◆ **RECORDED INFORMATION**

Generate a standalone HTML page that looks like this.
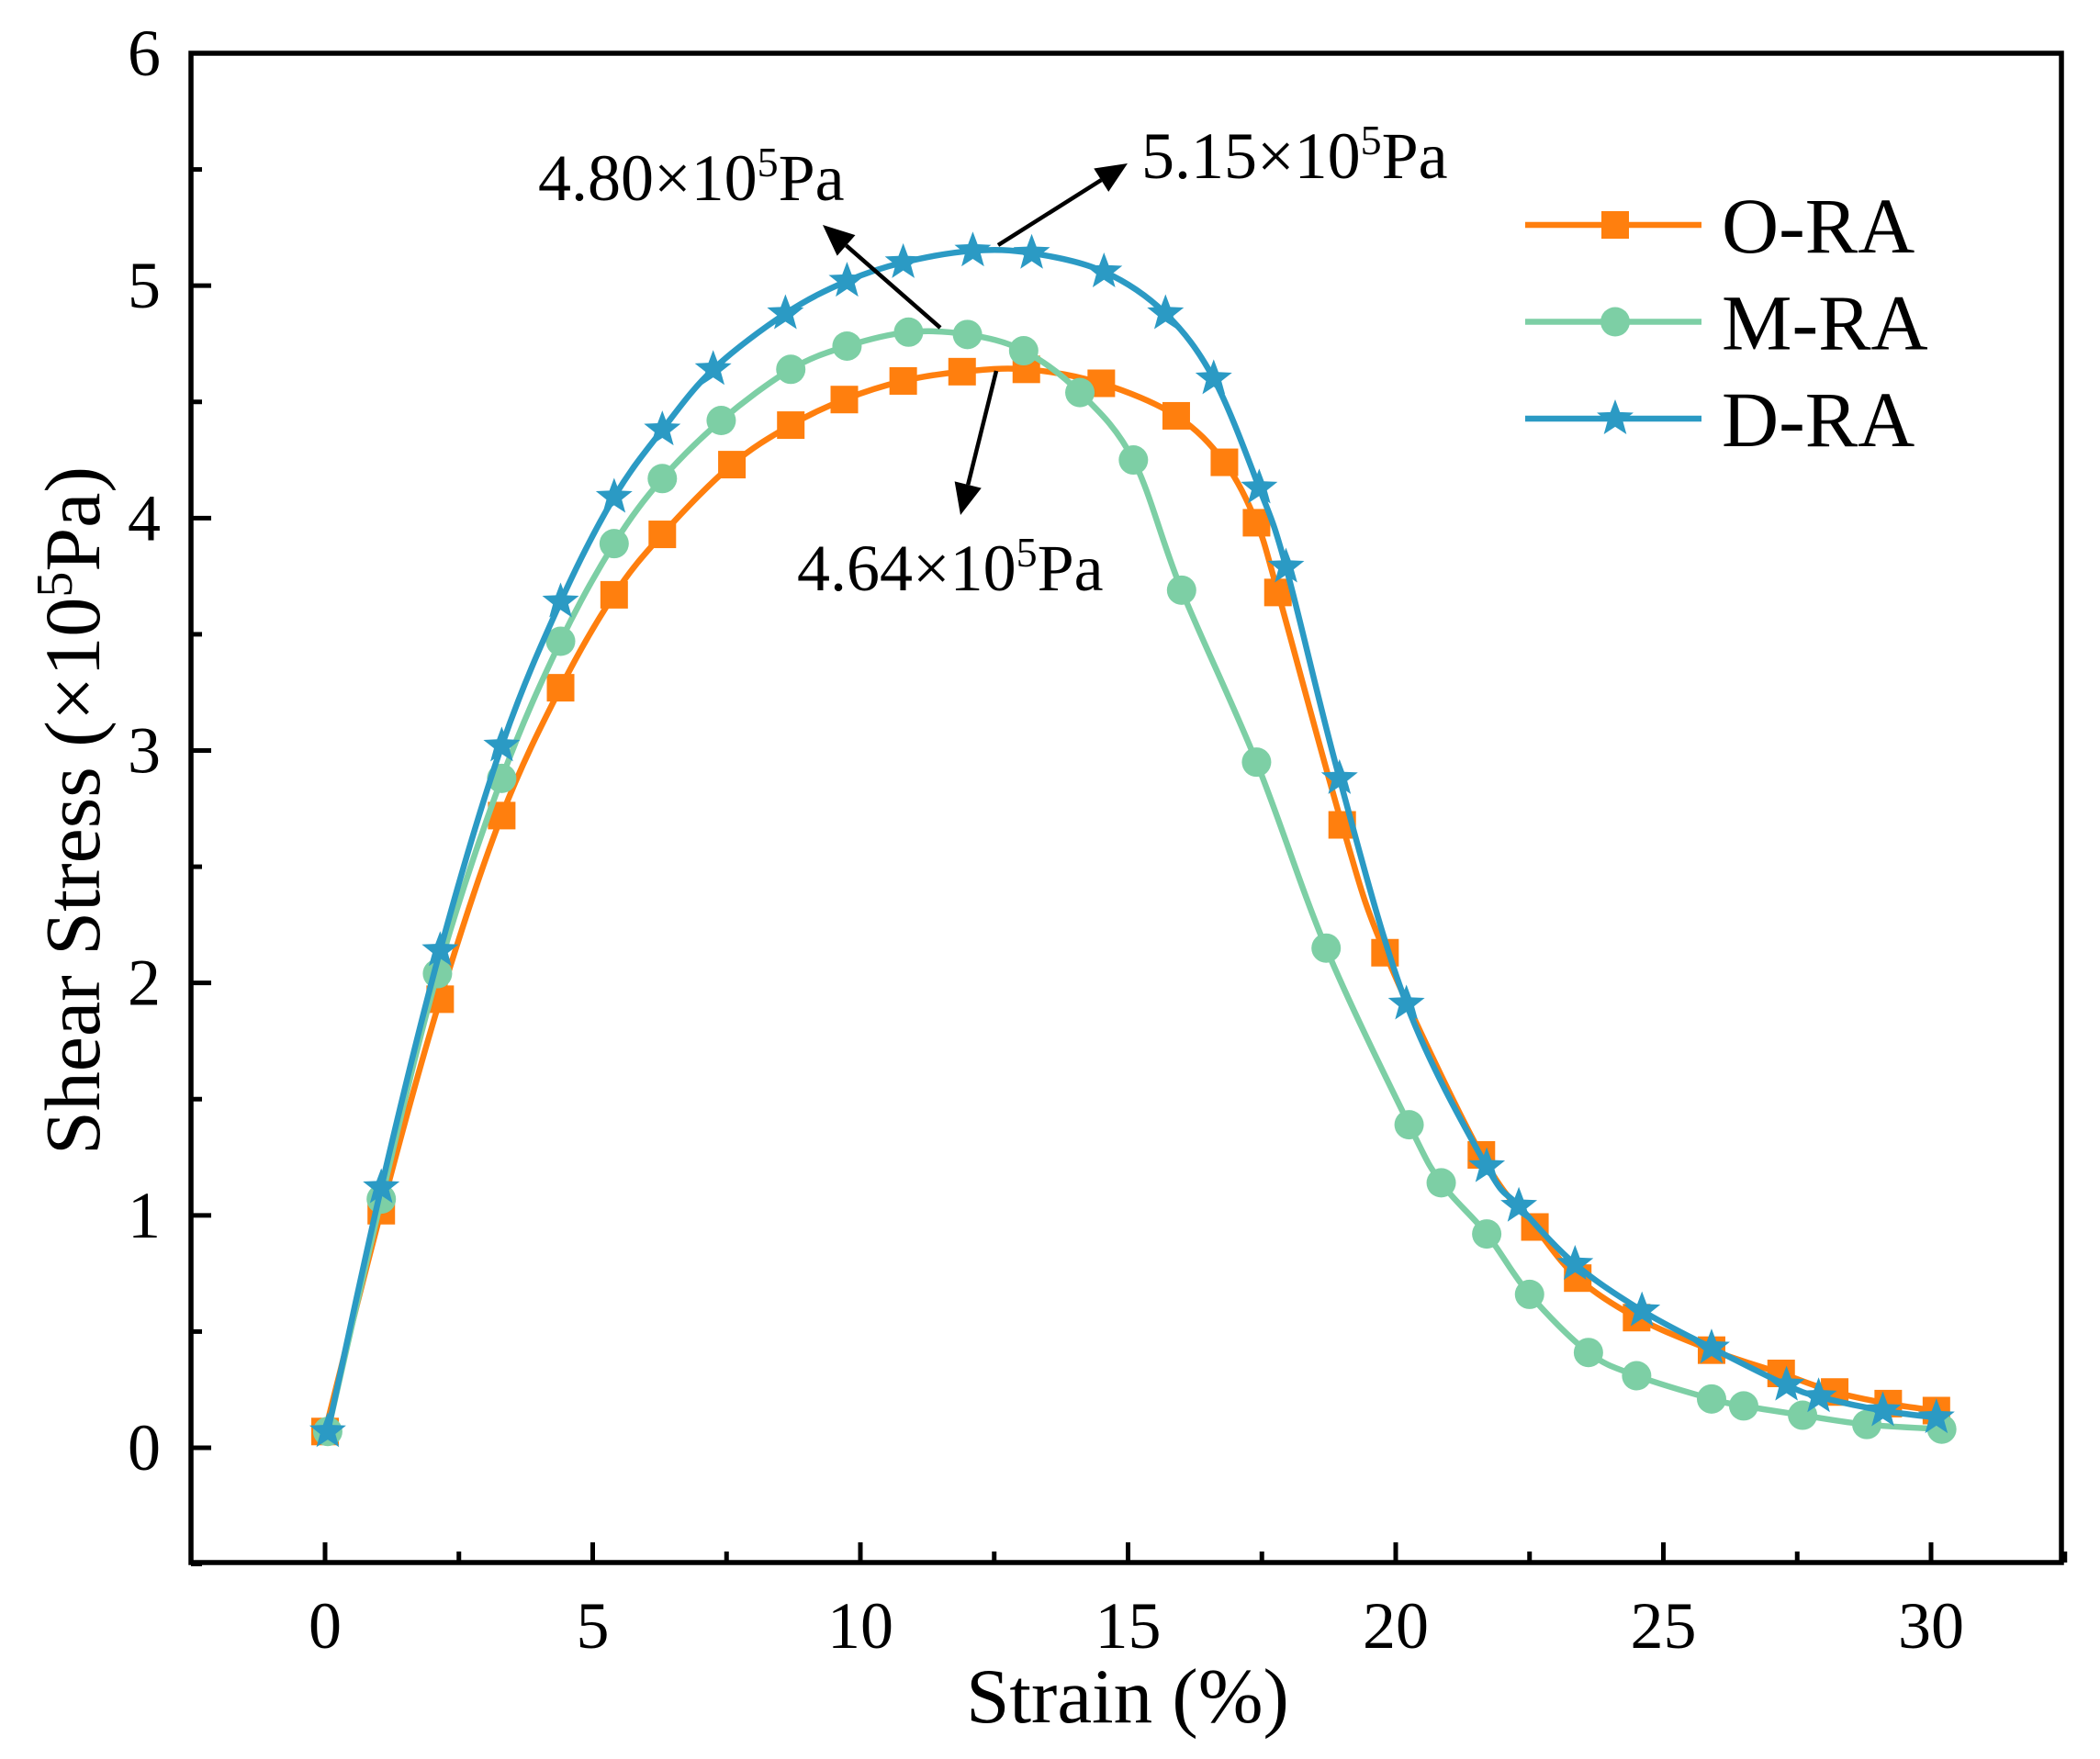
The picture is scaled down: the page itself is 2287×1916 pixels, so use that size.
<!DOCTYPE html>
<html><head><meta charset="utf-8"><style>
html,body{margin:0;padding:0;background:#fff;}
svg{display:block;font-family:"Liberation Serif",serif;}
</style></head><body>
<svg id="chart" width="2287" height="1916" viewBox="0 0 2287 1916" xmlns="http://www.w3.org/2000/svg">
<g id="plot"></g>
</svg>
<script>
const xTicks = [0,5,10,15,20,25,30];
const yTicks = [0,1,2,3,4,5,6];
const oX = [0,1.05,2.15,3.3,4.4,5.4,6.3,7.6,8.7,9.7,10.8,11.9,13.1,14.5,15.9,16.8,17.4,17.8,19.0,19.8,21.6,22.6,23.4,24.5,25.9,27.2,28.2,29.2,30.1];
const oY = [0.07,1.02,1.93,2.72,3.27,3.67,3.93,4.23,4.4,4.51,4.59,4.63,4.64,4.58,4.44,4.24,3.98,3.68,2.68,2.13,1.26,0.95,0.73,0.56,0.42,0.32,0.24,0.19,0.16];
const mX = [0.05,1.05,2.1,3.3,4.4,5.4,6.3,7.4,8.7,9.75,10.9,12.0,13.05,14.1,15.1,16.0,17.4,18.7,20.25,20.85,21.7,22.5,23.6,24.5,25.9,26.5,27.6,28.8,30.2];
const mY = [0.07,1.07,2.04,2.88,3.47,3.89,4.17,4.42,4.64,4.74,4.80,4.79,4.72,4.54,4.25,3.69,2.95,2.15,1.39,1.14,0.92,0.66,0.41,0.31,0.21,0.18,0.14,0.10,0.08];
const dX = [0.05,1.05,2.15,3.3,4.4,5.4,6.3,7.25,8.6,9.75,10.8,12.1,13.2,14.55,15.7,16.6,17.45,17.95,18.95,20.2,21.7,22.3,23.35,24.6,25.9,27.3,27.9,29.1,30.1];
const dY = [0.07,1.12,2.14,3.02,3.64,4.09,4.38,4.64,4.88,5.02,5.10,5.15,5.14,5.06,4.88,4.60,4.13,3.79,2.88,1.91,1.21,1.04,0.79,0.59,0.43,0.27,0.22,0.16,0.13];
const seriesNames = ["O-RA","M-RA","D-RA"];

const NS="http://www.w3.org/2000/svg";
const L=208,R=2245,T=58,B=1702;
const xs=v=>354+v*(2103-354)/30;
const ys=v=>1577-v*(1577-58)/6;
const g=document.getElementById('plot');
function el(tag,attrs,parent){const e=document.createElementNS(NS,tag);for(const k in attrs)e.setAttribute(k,attrs[k]);(parent||g).appendChild(e);return e;}

const frame=el('rect',{x:L,y:T,width:R-L,height:B-T,fill:'none',stroke:'#000','stroke-width':5.5});



xTicks.forEach(v=>{
  const t=el('line',{x1:xs(v),x2:xs(v),y1:B,y2:B-22,stroke:'#000','stroke-width':5});
  
  
  const m=el('line',{x1:xs(v+2.5),x2:xs(v+2.5),y1:B,y2:B-12,stroke:'#000','stroke-width':5});
  
  
  const tx=el('text',{x:xs(v),y:1795,'text-anchor':'middle','font-size':72});
  tx.textContent=v;
  
  
});
yTicks.forEach(v=>{
  const t=el('line',{x1:L,x2:L+22,y1:ys(v),y2:ys(v),stroke:'#000','stroke-width':5});
  
  
  const m=el('line',{x1:L,x2:L+12,y1:ys(v-0.5),y2:ys(v-0.5),stroke:'#000','stroke-width':5});
  
  
  const tx=el('text',{x:175,y:ys(v)+24,'text-anchor':'end','font-size':72});
  tx.textContent=v;
  
  
});
const xt=el('text',{x:1228,y:1876,'text-anchor':'middle','font-size':85});
xt.textContent='Strain (%)';


const yt=el('text',{x:0,y:0,'text-anchor':'middle','font-size':86,transform:'translate(108,883) rotate(-90)'});
yt.innerHTML='Shear Stress (×10<tspan dy="-30" font-size="56">5</tspan><tspan dy="30">Pa)</tspan>';



function pathD(px,py){
  const P=px.map((x,i)=>[xs(x),ys(py[i])]);
  let d='M'+P[0][0]+','+P[0][1];
  for(let i=0;i<P.length-1;i++){
    const p0=P[Math.max(0,i-1)],p1=P[i],p2=P[i+1],p3=P[Math.min(P.length-1,i+2)];
    const c1=[p1[0]+(p2[0]-p0[0])/6,p1[1]+(p2[1]-p0[1])/6];
    const c2=[p2[0]-(p3[0]-p1[0])/6,p2[1]-(p3[1]-p1[1])/6];
    d+=` C${c1[0]},${c1[1]} ${c2[0]},${c2[1]} ${p2[0]},${p2[1]}`;
  }
  return d;
}
function star(cx,cy,r){let s='';for(let i=0;i<10;i++){const a=-Math.PI/2+i*Math.PI/5;const rr=i%2?r*0.42:r;s+=(i?'L':'M')+(cx+rr*Math.cos(a))+','+(cy+rr*Math.sin(a));}return s+'Z';}
function marker(type,cx,cy,col,name,parent){
  let e;
  if(type==='sq')e=el('rect',{x:cx-15,y:cy-15,width:30,height:30,fill:col},parent);
  else if(type==='ci')e=el('circle',{cx:cx,cy:cy,r:16,fill:col},parent);
  else e=el('path',{d:star(cx,cy,21),fill:col},parent);
  
  
}
const defs=[[oX,oY,'#ff7f0e','sq','o-ra'],[mX,mY,'#7dcfa5','ci','m-ra'],[dX,dY,'#2b9ac4','st','d-ra']];
defs.forEach(([X,Y,col,type,nm])=>{
  const sg=el('g',{});
  
  
  const p=el('path',{d:pathD(X,Y),fill:'none',stroke:col,'stroke-width':6.5},sg);
  
  
  X.forEach((x,i)=>marker(type,xs(x),ys(Y[i]),col,nm+'-point',sg));
});
const lg=el('g',{});


defs.forEach(([X,Y,col,type,nm],i)=>{
  const y=245+i*105.5;
  const eg=el('g',{},lg);
  
  
  el('line',{x1:1661,x2:1853,y1:y,y2:y,stroke:col,'stroke-width':6.5},eg);
  marker(type,1759,y,col,'legend-marker',eg);
  const t=el('text',{x:1875,y:y+30,'font-size':86},eg);
  t.textContent=seriesNames[i];
  
  
});
function ann(x,y,v,name){
  const t=el('text',{x:x,y:y,'font-size':72});
  t.innerHTML=v+'×10<tspan dy="-26" font-size="46">5</tspan><tspan dy="26">Pa</tspan>';
  
  
}
ann(586,218,'4.80','annotation-m-ra-peak');
ann(1243,194,'5.15','annotation-d-ra-peak');
ann(868,643,'4.64','annotation-o-ra-peak');
function arrow(x1,y1,x2,y2,name){
  const ang=Math.atan2(y2-y1,x2-x1),L2=34,W=15;
  const bx=x2-L2*Math.cos(ang),by=y2-L2*Math.sin(ang);
  const a=el('line',{x1:x1,y1:y1,x2:bx,y2:by,stroke:'#000','stroke-width':4.5});
  
  
  const h=el('path',{d:`M${x2},${y2} L${bx-W*Math.sin(ang)},${by+W*Math.cos(ang)} L${bx+W*Math.sin(ang)},${by-W*Math.cos(ang)} Z`,fill:'#000'});
  
  
}
arrow(1024,357,896,245,'arrow-m-ra');
arrow(1087,267,1228,178,'arrow-d-ra');
arrow(1085,404,1046,561,'arrow-o-ra');
</script>
</body></html>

◆ **STATED PROBLEM**
Copy out every line of the material above exactly, skipping the pictures.

◆ **THE ANSWER**
Generate a standalone HTML page that looks like this.
The picture is scaled down: the page itself is 2287×1916 pixels, so use that size.
<!DOCTYPE html>
<html><head><meta charset="utf-8"><style>
html,body{margin:0;padding:0;background:#fff;}
svg{display:block;font-family:"Liberation Serif",serif;}
</style></head><body>
<svg id="chart" width="2287" height="1916" viewBox="0 0 2287 1916" xmlns="http://www.w3.org/2000/svg">
<g id="plot"></g>
</svg>
<script>
const xTicks = [0,5,10,15,20,25,30];
const yTicks = [0,1,2,3,4,5,6];
const oX = [0,1.05,2.15,3.3,4.4,5.4,6.3,7.6,8.7,9.7,10.8,11.9,13.1,14.5,15.9,16.8,17.4,17.8,19.0,19.8,21.6,22.6,23.4,24.5,25.9,27.2,28.2,29.2,30.1];
const oY = [0.07,1.02,1.93,2.72,3.27,3.67,3.93,4.23,4.4,4.51,4.59,4.63,4.64,4.58,4.44,4.24,3.98,3.68,2.68,2.13,1.26,0.95,0.73,0.56,0.42,0.32,0.24,0.19,0.16];
const mX = [0.05,1.05,2.1,3.3,4.4,5.4,6.3,7.4,8.7,9.75,10.9,12.0,13.05,14.1,15.1,16.0,17.4,18.7,20.25,20.85,21.7,22.5,23.6,24.5,25.9,26.5,27.6,28.8,30.2];
const mY = [0.07,1.07,2.04,2.88,3.47,3.89,4.17,4.42,4.64,4.74,4.80,4.79,4.72,4.54,4.25,3.69,2.95,2.15,1.39,1.14,0.92,0.66,0.41,0.31,0.21,0.18,0.14,0.10,0.08];
const dX = [0.05,1.05,2.15,3.3,4.4,5.4,6.3,7.25,8.6,9.75,10.8,12.1,13.2,14.55,15.7,16.6,17.45,17.95,18.95,20.2,21.7,22.3,23.35,24.6,25.9,27.3,27.9,29.1,30.1];
const dY = [0.07,1.12,2.14,3.02,3.64,4.09,4.38,4.64,4.88,5.02,5.10,5.15,5.14,5.06,4.88,4.60,4.13,3.79,2.88,1.91,1.21,1.04,0.79,0.59,0.43,0.27,0.22,0.16,0.13];
const seriesNames = ["O-RA","M-RA","D-RA"];

const NS="http://www.w3.org/2000/svg";
const L=208,R=2245,T=58,B=1702;
const xs=v=>354+v*(2103-354)/30;
const ys=v=>1577-v*(1577-58)/6;
const g=document.getElementById('plot');
function el(tag,attrs,parent){const e=document.createElementNS(NS,tag);for(const k in attrs)e.setAttribute(k,attrs[k]);(parent||g).appendChild(e);return e;}

const frame=el('rect',{x:L,y:T,width:R-L,height:B-T,fill:'none',stroke:'#000','stroke-width':5.5});



xTicks.forEach(v=>{
  const t=el('line',{x1:xs(v),x2:xs(v),y1:B,y2:B-22,stroke:'#000','stroke-width':5});
  
  
  const m=el('line',{x1:xs(v+2.5),x2:xs(v+2.5),y1:B,y2:B-12,stroke:'#000','stroke-width':5});
  
  
  const tx=el('text',{x:xs(v),y:1795,'text-anchor':'middle','font-size':72});
  tx.textContent=v;
  
  
});
yTicks.forEach(v=>{
  const t=el('line',{x1:L,x2:L+22,y1:ys(v),y2:ys(v),stroke:'#000','stroke-width':5});
  
  
  const m=el('line',{x1:L,x2:L+12,y1:ys(v-0.5),y2:ys(v-0.5),stroke:'#000','stroke-width':5});
  
  
  const tx=el('text',{x:175,y:ys(v)+24,'text-anchor':'end','font-size':72});
  tx.textContent=v;
  
  
});
const xt=el('text',{x:1228,y:1876,'text-anchor':'middle','font-size':85});
xt.textContent='Strain (%)';


const yt=el('text',{x:0,y:0,'text-anchor':'middle','font-size':86,transform:'translate(108,883) rotate(-90)'});
yt.innerHTML='Shear Stress (×10<tspan dy="-30" font-size="56">5</tspan><tspan dy="30">Pa)</tspan>';



function pathD(px,py){
  const P=px.map((x,i)=>[xs(x),ys(py[i])]);
  let d='M'+P[0][0]+','+P[0][1];
  for(let i=0;i<P.length-1;i++){
    const p0=P[Math.max(0,i-1)],p1=P[i],p2=P[i+1],p3=P[Math.min(P.length-1,i+2)];
    const c1=[p1[0]+(p2[0]-p0[0])/6,p1[1]+(p2[1]-p0[1])/6];
    const c2=[p2[0]-(p3[0]-p1[0])/6,p2[1]-(p3[1]-p1[1])/6];
    d+=` C${c1[0]},${c1[1]} ${c2[0]},${c2[1]} ${p2[0]},${p2[1]}`;
  }
  return d;
}
function star(cx,cy,r){let s='';for(let i=0;i<10;i++){const a=-Math.PI/2+i*Math.PI/5;const rr=i%2?r*0.42:r;s+=(i?'L':'M')+(cx+rr*Math.cos(a))+','+(cy+rr*Math.sin(a));}return s+'Z';}
function marker(type,cx,cy,col,name,parent){
  let e;
  if(type==='sq')e=el('rect',{x:cx-15,y:cy-15,width:30,height:30,fill:col},parent);
  else if(type==='ci')e=el('circle',{cx:cx,cy:cy,r:16,fill:col},parent);
  else e=el('path',{d:star(cx,cy,21),fill:col},parent);
  
  
}
const defs=[[oX,oY,'#ff7f0e','sq','o-ra'],[mX,mY,'#7dcfa5','ci','m-ra'],[dX,dY,'#2b9ac4','st','d-ra']];
defs.forEach(([X,Y,col,type,nm])=>{
  const sg=el('g',{});
  
  
  const p=el('path',{d:pathD(X,Y),fill:'none',stroke:col,'stroke-width':6.5},sg);
  
  
  X.forEach((x,i)=>marker(type,xs(x),ys(Y[i]),col,nm+'-point',sg));
});
const lg=el('g',{});


defs.forEach(([X,Y,col,type,nm],i)=>{
  const y=245+i*105.5;
  const eg=el('g',{},lg);
  
  
  el('line',{x1:1661,x2:1853,y1:y,y2:y,stroke:col,'stroke-width':6.5},eg);
  marker(type,1759,y,col,'legend-marker',eg);
  const t=el('text',{x:1875,y:y+30,'font-size':86},eg);
  t.textContent=seriesNames[i];
  
  
});
function ann(x,y,v,name){
  const t=el('text',{x:x,y:y,'font-size':72});
  t.innerHTML=v+'×10<tspan dy="-26" font-size="46">5</tspan><tspan dy="26">Pa</tspan>';
  
  
}
ann(586,218,'4.80','annotation-m-ra-peak');
ann(1243,194,'5.15','annotation-d-ra-peak');
ann(868,643,'4.64','annotation-o-ra-peak');
function arrow(x1,y1,x2,y2,name){
  const ang=Math.atan2(y2-y1,x2-x1),L2=34,W=15;
  const bx=x2-L2*Math.cos(ang),by=y2-L2*Math.sin(ang);
  const a=el('line',{x1:x1,y1:y1,x2:bx,y2:by,stroke:'#000','stroke-width':4.5});
  
  
  const h=el('path',{d:`M${x2},${y2} L${bx-W*Math.sin(ang)},${by+W*Math.cos(ang)} L${bx+W*Math.sin(ang)},${by-W*Math.cos(ang)} Z`,fill:'#000'});
  
  
}
arrow(1024,357,896,245,'arrow-m-ra');
arrow(1087,267,1228,178,'arrow-d-ra');
arrow(1085,404,1046,561,'arrow-o-ra');
</script>
</body></html>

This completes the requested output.